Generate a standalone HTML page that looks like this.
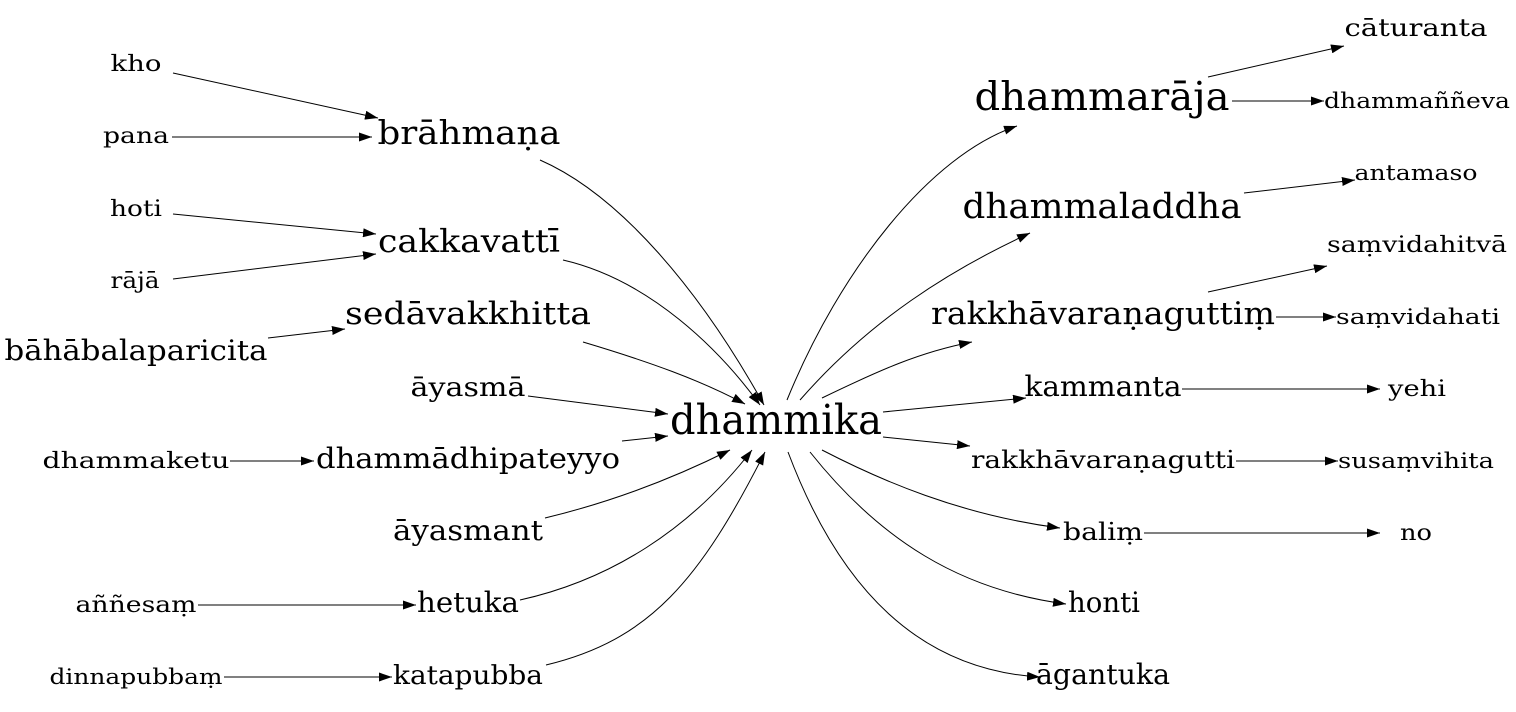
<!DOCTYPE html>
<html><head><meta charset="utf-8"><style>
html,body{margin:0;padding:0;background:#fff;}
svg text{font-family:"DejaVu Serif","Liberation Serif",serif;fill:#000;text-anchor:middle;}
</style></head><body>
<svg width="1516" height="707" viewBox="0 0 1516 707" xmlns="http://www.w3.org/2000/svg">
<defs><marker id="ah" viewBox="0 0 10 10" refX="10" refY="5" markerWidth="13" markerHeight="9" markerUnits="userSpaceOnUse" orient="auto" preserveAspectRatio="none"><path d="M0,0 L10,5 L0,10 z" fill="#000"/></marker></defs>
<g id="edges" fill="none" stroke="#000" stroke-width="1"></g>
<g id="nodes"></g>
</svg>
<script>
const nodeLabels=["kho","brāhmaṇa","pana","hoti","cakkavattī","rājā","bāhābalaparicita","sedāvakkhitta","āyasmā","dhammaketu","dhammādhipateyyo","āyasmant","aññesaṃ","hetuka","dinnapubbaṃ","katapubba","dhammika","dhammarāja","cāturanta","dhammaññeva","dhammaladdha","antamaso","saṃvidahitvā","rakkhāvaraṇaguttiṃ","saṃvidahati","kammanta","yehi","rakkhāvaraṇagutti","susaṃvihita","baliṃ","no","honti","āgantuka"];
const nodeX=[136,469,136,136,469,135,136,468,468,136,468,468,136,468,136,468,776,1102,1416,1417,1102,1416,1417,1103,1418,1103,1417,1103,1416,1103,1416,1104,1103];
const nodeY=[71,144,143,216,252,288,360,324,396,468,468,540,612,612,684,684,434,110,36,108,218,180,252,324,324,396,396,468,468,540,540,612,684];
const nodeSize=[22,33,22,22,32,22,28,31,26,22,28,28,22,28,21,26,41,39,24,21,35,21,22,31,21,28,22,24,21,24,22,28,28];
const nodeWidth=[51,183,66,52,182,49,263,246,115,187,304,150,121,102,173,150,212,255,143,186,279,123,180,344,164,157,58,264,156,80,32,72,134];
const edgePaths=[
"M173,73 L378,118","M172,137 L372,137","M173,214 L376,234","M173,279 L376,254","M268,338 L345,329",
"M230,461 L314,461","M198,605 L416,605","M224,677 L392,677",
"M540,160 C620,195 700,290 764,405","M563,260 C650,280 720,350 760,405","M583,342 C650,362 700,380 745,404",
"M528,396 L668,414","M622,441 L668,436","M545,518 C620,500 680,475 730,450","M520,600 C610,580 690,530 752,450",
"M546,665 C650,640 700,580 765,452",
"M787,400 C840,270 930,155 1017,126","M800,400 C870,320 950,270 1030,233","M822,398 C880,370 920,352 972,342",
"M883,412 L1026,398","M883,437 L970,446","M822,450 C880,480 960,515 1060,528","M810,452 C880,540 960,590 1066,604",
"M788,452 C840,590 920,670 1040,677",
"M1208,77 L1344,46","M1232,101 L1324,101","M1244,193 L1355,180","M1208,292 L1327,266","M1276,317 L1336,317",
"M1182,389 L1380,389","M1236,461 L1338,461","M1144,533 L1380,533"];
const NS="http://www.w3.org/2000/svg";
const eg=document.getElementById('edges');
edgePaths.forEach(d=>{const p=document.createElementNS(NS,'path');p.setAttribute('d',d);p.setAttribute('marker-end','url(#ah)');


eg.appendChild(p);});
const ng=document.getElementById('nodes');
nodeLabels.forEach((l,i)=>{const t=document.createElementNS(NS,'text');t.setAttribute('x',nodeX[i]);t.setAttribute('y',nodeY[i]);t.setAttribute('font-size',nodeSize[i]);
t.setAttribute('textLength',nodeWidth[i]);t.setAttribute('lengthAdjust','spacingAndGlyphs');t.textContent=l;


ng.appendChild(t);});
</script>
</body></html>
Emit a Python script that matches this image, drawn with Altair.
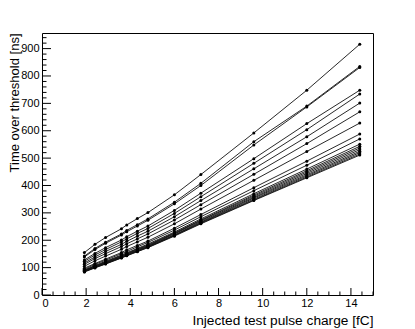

★ ★ ★

**TASK GOAL**
Using the material above, copy every line in which the string "that" occurs.

**THE RESPONSE**
Generate a standalone HTML page that looks like this.
Emit a Python script that matches this image, drawn with Altair.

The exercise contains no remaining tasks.